Any help would be appreciated! Thanks!
Eric about 13 years

Thanks again eyquem! I am very new to python and just started programming this year (at least with parsing), just did things like small programs and such. But it seems python is very good at handling this kind of stuff.
BasedRebel about 13 years

In general, parsing html with regex is evil (see the canonical response at stackoverflow.com/questions/1732348/…) - html parses as an annotated tree, regex cannot properly handle this. Yes, in limited cases you can hammer a nail in with a screwdriver - but why would you want to?
eyquem about 13 years

Beautiful Soup seems very simple to use, indeed.

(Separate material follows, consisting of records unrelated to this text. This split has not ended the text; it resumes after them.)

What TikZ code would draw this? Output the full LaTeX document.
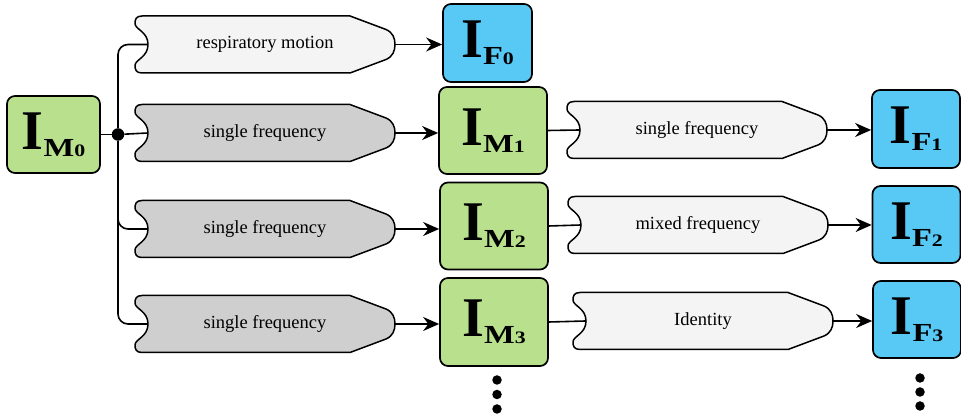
\documentclass[tikz,border=0pt]{standalone}
\usepackage{fontspec}
\setmainfont{Liberation Serif}
\usepackage{graphicx}
\usetikzlibrary{arrows.meta,calc}
\definecolor{boxgreen}{RGB}{185,224,141}
\definecolor{boxblue}{RGB}{88,200,245}
\definecolor{bgray}{RGB}{207,207,207}
\definecolor{bwhite}{RGB}{244,244,244}
\newcommand\imlabel[2]{{\fontsize{56}{56}\selectfont\bfseries I}\raisebox{-7pt}{\scalebox{1.25}[1]{\fontsize{26}{26}\selectfont\bfseries #1\fontsize{17.5}{17.5}\selectfont #2}}}
\newcommand\mybanner[5]{%
  \draw[bannerline, fill=#4, shift={(#2,#3)}]
    (-123,28.5) -- (85,28.5) -- (121,15) .. controls (128,12) and (130,6) .. (130,0)
    .. controls (130,-6) and (128,-12) .. (121,-15) -- (85,-28.5) -- (-123,-28.5)
    .. controls (-129,-28.5) and (-130,-25) .. (-130,-21)
    .. controls (-130,-15) and (-117,-13) .. (-117,0)
    .. controls (-117,13) and (-130,15) .. (-130,21)
    .. controls (-130,25) and (-129,28.5) .. (-123,28.5) -- cycle;
  \node[bannertext] (#1) at (#2,#3) {#5};
  \coordinate (#1-in) at ($(#1.west)+(13,0)$);
}
\tikzset{
  bannerline/.style={line width=1.5pt, line join=round},
  bannertext/.style={minimum width=260pt, minimum height=57pt, inner sep=0pt, font=\fontsize{18.5}{20}\selectfont},
  imbox/.style={draw, line width=1.7pt, rounded corners=8pt, inner sep=0pt, fill=boxgreen},
  ifbox/.style={draw, line width=1.7pt, rounded corners=8pt, inner sep=0pt, fill=boxblue, minimum width=88pt, minimum height=78pt},
  conn/.style={line width=1.6pt},
  arr/.style={line width=1.6pt, -{Stealth[length=16pt,width=14pt]}},
  vdot/.style={circle, fill=black, inner sep=0pt, minimum size=9.5pt},
}
\begin{document}
\begin{tikzpicture}[x=1pt,y=1pt]
\useasboundingbox (0,0) rectangle (961,419);
% banners
\mybanner{b0}{265}{374.5}{bwhite}{respiratory motion}
\mybanner{g1}{265}{286}{bgray}{single frequency}
\mybanner{g2}{265}{190}{bgray}{single frequency}
\mybanner{g3}{265}{95}{bgray}{single frequency}
\mybanner{w1}{697}{289}{bwhite}{single frequency}
\mybanner{w2}{698}{194}{bwhite}{mixed frequency}
\mybanner{w3}{703}{98}{bwhite}{Identity}
% boxes
\node[imbox, minimum width=93pt, minimum height=77pt] (IM0) at (53.5,284.5) {\imlabel{M}{0}};
\node[imbox, minimum width=108pt, minimum height=87pt] (IM1) at (493,288.5) {\imlabel{M}{1}};
\node[imbox, minimum width=108pt, minimum height=87pt] (IM2) at (494,193) {\imlabel{M}{2}};
\node[imbox, minimum width=108pt, minimum height=88pt] (IM3) at (494,97) {\imlabel{M}{3}};
\node[ifbox, minimum width=89pt] (IF0) at (487.5,376) {\imlabel{F}{0}};
\node[ifbox] (IF1) at (916,290) {\imlabel{F}{1}};
\node[ifbox, minimum height=77pt] (IF2) at (916.5,194.5) {\imlabel{F}{2}};
\node[ifbox, minimum height=77pt] (IF3) at (917,99.5) {\imlabel{F}{3}};
% junction
\node[circle, fill=black, inner sep=0pt, minimum size=12.5pt] (J) at (118,284.5) {};
\draw[conn] (IM0.east) -- (J);
\draw[conn, rounded corners=10pt] (J) |- (b0-in);
\draw[conn] (J) -- (g1-in);
\draw[conn, rounded corners=10pt] (J) |- (g2-in);
\draw[conn, rounded corners=10pt] (J) |- (g3-in);
% arrows to boxes
\draw[arr] (b0.east) -- (b0.east -| IF0.west);
\draw[arr] (g1.east) -- (g1.east -| IM1.west);
\draw[arr] (g2.east) -- (g2.east -| IM2.west);
\draw[arr] (g3.east) -- (g3.east -| IM3.west);
\draw[conn] (IM1.east) -- (w1-in);
\draw[conn] (IM2.east) -- (w2-in);
\draw[conn] (IM3.east) -- (w3-in);
\draw[arr] (w1.east) -- (w1.east -| IF1.west);
\draw[arr] (w2.east) -- (w2.east -| IF2.west);
\draw[arr] (w3.east) -- (w3.east -| IF3.west);
% dots
\node[vdot] (dm1) at (497,39) {};
\node[vdot] (dm2) at (497,24.5) {};
\node[vdot] (dm3) at (497,10) {};
\node[vdot] (df1) at (920,41) {};
\node[vdot] (df2) at (920,27) {};
\node[vdot] (df3) at (920,13) {};
\end{tikzpicture}
\end{document}
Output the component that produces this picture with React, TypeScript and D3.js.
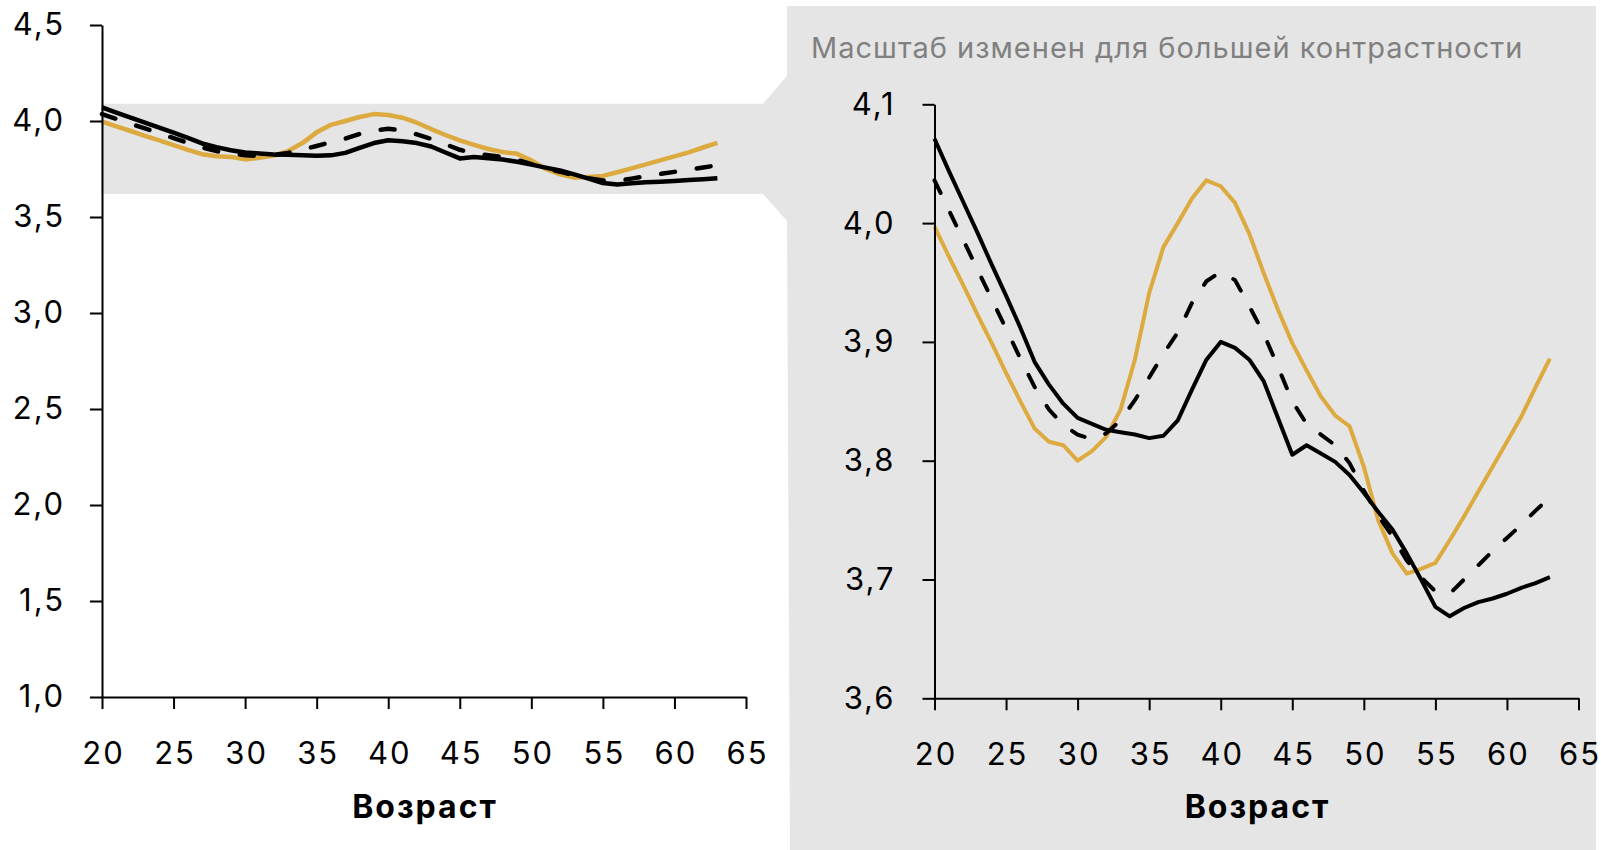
import { useEffect, useRef } from 'react';
import * as d3 from 'd3';

// Ages on the x axis (one point per year)
const ages = [
  20, 21, 22, 23, 24, 25, 26, 27, 28, 29, 30, 31, 32, 33, 34, 35, 36, 37, 38, 39, 40, 41,
  42, 43, 44, 45, 46, 47, 48, 49, 50, 51, 52, 53, 54, 55, 56, 57, 58, 59, 60, 61, 62, 63,
];

// Gold series
const goldValues = [
  3.997, 3.972, 3.948, 3.923, 3.899, 3.874, 3.85, 3.827, 3.816, 3.813, 3.8, 3.808, 3.82,
  3.843, 3.885, 3.941, 3.98, 4.0, 4.021, 4.036, 4.031, 4.017, 3.991, 3.958, 3.927, 3.899,
  3.876, 3.854, 3.838, 3.829, 3.795, 3.75, 3.722, 3.705, 3.709, 3.714, 3.733, 3.753, 3.774,
  3.795, 3.816, 3.837, 3.862, 3.886,
];

// Black solid series
const solidValues = [
  4.071, 4.044, 4.018, 3.992, 3.965, 3.939, 3.912, 3.883, 3.864, 3.848, 3.836, 3.831, 3.826,
  3.824, 3.822, 3.819, 3.821, 3.834, 3.86, 3.885, 3.9, 3.895, 3.885, 3.867, 3.836, 3.805,
  3.813, 3.806, 3.799, 3.788, 3.773, 3.757, 3.742, 3.722, 3.7, 3.677, 3.669, 3.676, 3.681,
  3.684, 3.688, 3.693, 3.697, 3.702,
];

// Black dashed series
const dashedValues = [
  4.036, 4.011, 3.986, 3.961, 3.936, 3.911, 3.886, 3.862, 3.843, 3.83, 3.822, 3.818, 3.823,
  3.834, 3.851, 3.87, 3.89, 3.908, 3.933, 3.951, 3.959, 3.952, 3.93, 3.907, 3.879, 3.85,
  3.831, 3.822, 3.813, 3.798, 3.775, 3.754, 3.736, 3.716, 3.702, 3.69, 3.688, 3.7, 3.712,
  3.724, 3.735, 3.746, 3.758, 3.769,
];

const xTicks = [20, 25, 30, 35, 40, 45, 50, 55, 60, 65];
const leftYTicks = [1.0, 1.5, 2.0, 2.5, 3.0, 3.5, 4.0, 4.5];
const rightYTicks = [3.6, 3.7, 3.8, 3.9, 4.0, 4.1];
const axisTitle = 'Возраст';
const zoomNote = 'Масштаб изменен для большей контрастности';

const GOLD = '#dcaa3e';
const PANEL = '#e5e5e5';
const FONT = 'Inter, "Open Sans", sans-serif';

export default function App() {
  const svgRef = useRef<SVGSVGElement>(null);

  useEffect(() => {
    const svg = d3.select(svgRef.current);
    svg.selectAll('*').remove();

    // Scales for the full view (left) and the zoomed view (right)
    const leftX = d3.scaleLinear().domain([20, 65]).range([102, 746]);
    const leftY = d3.scaleLinear().domain([1, 4.5]).range([697, 25]);
    const rightX = d3.scaleLinear().domain([20, 65]).range([934.5, 1578.5]);
    const rightY = d3.scaleLinear().domain([3.6, 4.1]).range([698.3, 104.3]);

    // Grey band + funnel + zoom panel
    const bandTop = leftY(4.09);
    const bandBot = leftY(3.62);
    const shape: [number, number][] = [
      [101, bandTop],
      [763, bandTop],
      [787, 76],
      [787, 6],
      [1596, 6],
      [1596, 850],
      [790, 850],
      [787, 221],
      [763, bandBot],
      [101, bandBot],
    ];
    svg
      .append('path')
      .attr('d', d3.line()(shape) + 'Z')
      .attr('fill', PANEL);

    const fmt = (d: number) => d3.format('.1f')(d).replace('.', ',');

    function drawChart(
      sx: d3.ScaleLinear<number, number>,
      sy: d3.ScaleLinear<number, number>,
      yTicks: number[],
      yPad: number,
      lw: number
    ) {
      const g = svg.append('g');

      // lines: gold, dashed, solid
      const line = d3
        .line<number>()
        .x((d, i) => sx(ages[i]))
        .y((d) => sy(d));

      g.append('path')
        .datum(goldValues)
        .attr('fill', 'none')
        .attr('stroke', GOLD)
        .attr('stroke-width', lw)
        .attr('stroke-linejoin', 'round')
        .attr('d', line);

      g.append('path')
        .datum(dashedValues)
        .attr('fill', 'none')
        .attr('stroke', '#000')
        .attr('stroke-width', lw)
        .attr('stroke-dasharray', '14 22')
        .attr('stroke-linecap', 'round')
        .attr('d', line);

      g.append('path')
        .datum(solidValues)
        .attr('fill', 'none')
        .attr('stroke', '#000')
        .attr('stroke-width', lw)
        .attr('stroke-linejoin', 'round')
        .attr('d', line);

      // y axis
      const yAxis = d3
        .axisLeft(sy)
        .tickValues(yTicks)
        .tickFormat((d) => fmt(d as number))
        .tickSize(12)
        .tickSizeOuter(0)
        .tickPadding(yPad);
      const ya = g
        .append('g')
        .attr('transform', `translate(${sx(20)},0)`)
        .call(yAxis);

      // x axis
      const xAxis = d3
        .axisBottom(sx)
        .tickValues(xTicks)
        .tickSize(12)
        .tickSizeOuter(0)
        .tickPadding(33);
      const xa = g
        .append('g')
        .attr('transform', `translate(0,${sy.range()[0]})`)
        .call(xAxis);

      [ya, xa].forEach((a) => {
        a.select('.domain').attr('stroke', '#000').attr('stroke-width', 2);
        a.selectAll('.tick line').attr('stroke', '#000').attr('stroke-width', 2);
        a.selectAll('.tick text')
          .attr('fill', '#000')
          .style('font-family', FONT)
          .style('font-size', '31px')
          .style('letter-spacing', '2px');
      });
      // shift x labels so trailing letter spacing doesn't offset the centre
      xa.selectAll('.tick text').attr('dx', 1);

      // axis title
      g.append('text')
        .attr('x', (sx(20) + sx(65)) / 2 + 1)
        .attr('y', 818)
        .attr('text-anchor', 'middle')
        .style('font-family', FONT)
        .style('font-size', '32px')
        .style('font-weight', 700)
        .style('letter-spacing', '2px')
        .attr('fill', '#000')
        .text(axisTitle);
    }

    drawChart(leftX, leftY, leftYTicks, 25, 4.5);
    drawChart(rightX, rightY, rightYTicks, 27, 4);

    // note on the zoom panel
    svg
      .append('text')
      .attr('x', 811)
      .attr('y', 58)
      .style('font-family', FONT)
      .style('font-size', '29px')
      .style('letter-spacing', '1px')
      .attr('fill', '#808080')
      .text(zoomNote);
  }, []);

  return (
    <svg
      ref={svgRef}
      width={1601}
      height={850}
      style={{ position: 'absolute', left: 0, top: 0, background: '#fff' }}
    ></svg>
  );
}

For this case, regex and BS are equivalently easy. But I think that BS is probably easier to manage in more complex cases. I will end to learn BS, one day.
eyquem about 13 years

@Hugh Bothwell I am tired to constantly see references to this 4352 times upvoted post. This post is 98 % amazing literature. Here is the 2 % other part: HTML is not a regular language and hence cannot be parsed by regular expressions. It's very little explanation. Hugh, I find your code more convincing than the cited post. No, it is not in limited cases that one may choose to use a hammer on a screw instead of a screwdriver : it is every time one wants the program run faster, as you'll see in the edit in my post.